The CPRS badly damages the asset values of generating business, which creates serious risk for energy security and investment.

Finally, ACCI, the Australian Chamber of Commerce and Industry, says:

Given the uncertainty now existing after Copenhagen over what other nations will do, a domestic policy approach that provides more carrot than stick tends to reflect the temper of the times.

What are we proposing? A direct, straightforward policy which is careful, cautious, considered and valuable. There are no regulations. There is no new tax. There is an outcome which is positive right from the beginning, with the aim to improve soils and land. It is a simple and direct action program. It is quite contrary to the plan that the Labor Party has to remain dependent on the pain of increased electricity prices to force down the use of electricity and force reduction in emissions, thereby shrinking the economy as well.

In our proposal, put forward by the Leader of the Opposition this morning, business will be able to carry on business as usual. There is a cap. I heard speaker after speaker from the government side say that there is no cap—there is and it is accepted as necessary. The cap is the average of the emission level that particular business is emitting at the time. If that business wishes to expand, it will be able to expand at that same level; the cap will remain the same. If it wants to open up a new business, again it will have the same measurement for the cap.

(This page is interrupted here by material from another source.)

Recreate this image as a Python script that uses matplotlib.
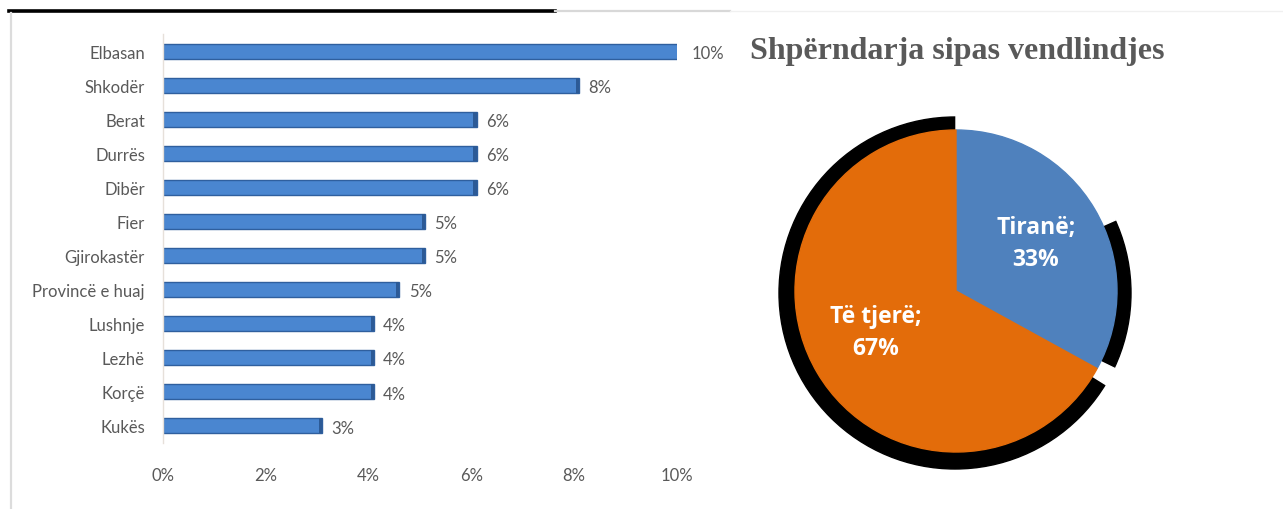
import matplotlib.pyplot as plt
from matplotlib.patches import Circle, Wedge
from matplotlib.lines import Line2D

# data
cities = ['Elbasan', 'Shkodër', 'Berat', 'Durrës', 'Dibër', 'Fier', 'Gjirokastër',
          'Provincë e huaj', 'Lushnje', 'Lezhë', 'Korçë', 'Kukës']
shares = [10.1, 8.1, 6.1, 6.1, 6.1, 5.1, 5.1, 4.6, 4.1, 4.1, 4.1, 3.1]
share_labels = ['10%', '8%', '6%', '6%', '6%', '5%', '5%', '5%', '4%', '4%', '4%', '3%']
x_ticks = [0, 2, 4, 6, 8, 10]
x_ticklabels = ['0%', '2%', '4%', '6%', '8%', '10%']

pie_title = 'Shpërndarja sipas vendlindjes'
pie_names = ['Tiranë', 'Të tjerë']
pie_values = [33, 67]
pie_colors = ['#4f81bd', '#e36c0a']

W, H = 1283, 510
fig = plt.figure(figsize=(W / 100, H / 100), dpi=100)
fig.patch.set_facecolor('white')

# frame lines from the original screenshot
fig.add_artist(Line2D([9 / W, 555 / W], [1 - 11.5 / H] * 2, color='black', lw=2.6))
fig.add_artist(Line2D([555 / W, 730 / W], [1 - 12 / H] * 2, color='#d8d8d8', lw=1.6))
fig.add_artist(Line2D([730 / W, 1283 / W], [1 - 12 / H] * 2, color='#f0f0f0', lw=1))
fig.add_artist(Line2D([11 / W, 11 / W], [1 - 14 / H, 0], color='#dcdcdc', lw=1.6))

# bar chart
text_col = '#595959'
ax = fig.add_axes([163 / W, 1 - 444 / H, (677 - 163) / W, (444 - 35) / H])
y = list(range(len(cities)))
ax.barh(y, shares, height=0.44, color='#4a86d0', edgecolor='#2f5f9e', linewidth=1.0)
# darker end caps for the 3d look
ax.barh(y, [0.06] * len(y), left=[v - 0.06 for v in shares], height=0.44,
        color='#2c5a96', linewidth=0)
for yi, v, lab in zip(y, shares, share_labels):
    ax.text(v + 0.18, yi + 0.05, lab, va='center', ha='left', fontsize=12,
            color=text_col, family='Lato')
ax.set_ylim(len(cities) - 0.5, -0.5)
ax.set_xlim(0, 10)
ax.set_yticks(y)
ax.set_yticklabels(cities, fontsize=12, color=text_col, family='Lato')
ax.set_xticks(x_ticks)
ax.set_xticklabels(x_ticklabels, fontsize=12, color=text_col, family='Lato')
ax.tick_params(axis='x', length=0, pad=17)
ax.tick_params(axis='y', length=0, pad=13)
for s in ['top', 'right', 'bottom']:
    ax.spines[s].set_visible(False)
ax.spines['left'].set_color('#e6e0da')
ax.spines['left'].set_linewidth(1)

# pie chart
fig.text(750 / W, 1 - 52 / H, pie_title, fontsize=23, fontweight='bold',
         color=text_col, family='Liberation Serif', va='center', ha='left')

cx, cy, r = 956, 292, 161
ax2 = fig.add_axes([(cx - 250) / W, 0, 500 / W, 1])
ax2.set_xlim(cx - 250, cx + 250)
ax2.set_ylim(-H, 0)
ax2.axis('off')

# black shadow behind the pie
ax2.add_patch(Circle((cx - 1, -cy - 2), r + 15, color='black', zorder=1))
ax2.add_patch(Wedge((cx, -cy), r + 40, 24, 90, color='white', zorder=2))
ax2.add_patch(Wedge((cx, -cy), r + 40, -32, -26, color='white', zorder=2))

start = 90
total = sum(pie_values)
for v, c in zip(pie_values, pie_colors):
    span = 360 * v / total
    ax2.add_patch(Wedge((cx, -cy), r, start - span, start, color=c, zorder=3))
    start -= span

ax2.text(1036, -244, f'{pie_names[0]};\n{pie_values[0]}%', color='white', fontsize=16.5,
         fontweight='bold', family='Open Sans', ha='center', va='center',
         linespacing=1.45, zorder=4)
ax2.text(876, -333, f'{pie_names[1]};\n{pie_values[1]}%', color='white', fontsize=16.5,
         fontweight='bold', family='Open Sans', ha='center', va='center',
         linespacing=1.45, zorder=4)

fig.savefig('out.png', dpi=100)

If that business decides that it can reduce its emissions and establish a new lower cap for itself, that will be the one that is accepted and binding but there will be compensation paid and they can sell those savings in emissions to the new emissions reduction fund. That is the $2.5 billion fund that has been established to see the lowering of emissions. But there is no fetter on business, there is no penalty for ordinary people and there is no harshness that says that you may not live in the 21st century in the way that you have come to believe is right for you and your family.

It will mean that, with research being done, there will be the ability to utilise our coal, particularly the very clean coal in New South Wales, which is sulfur free, and black coal. There is a $2 million fund which has been allocated to investigate the burying of high-voltage overhead power lines underground, which would free up those corridors of land which are currently dead land and not used. They could be used for growing trees, and the land could be sold off or used for a different nature. The urban green corridors that are proposed mean that there is a positive way of seeing new trees growing which will again assist with abatement but without additional costs.

The whole of the plan that has been put forward, which is one of incentives instead of punishment, is based on the fact that we can find the savings in the budget to pay for this scheme. I heard ministers across the table, particularly the Minister for Finance and Deregulation, demand calculations and costings and yet I found it quite extraordinary that he is a finance minister in a government where the Prime Minister could not answer a question in this chamber as to what would be the impact of the ETS on the cost of milk. He could not answer a similar question on television about bread and he could not answer a question, again in this chamber, as to what impact his additional tax on everything would have on a small business like a drycleaner. In every instance he ducks, weaves and avoids the question.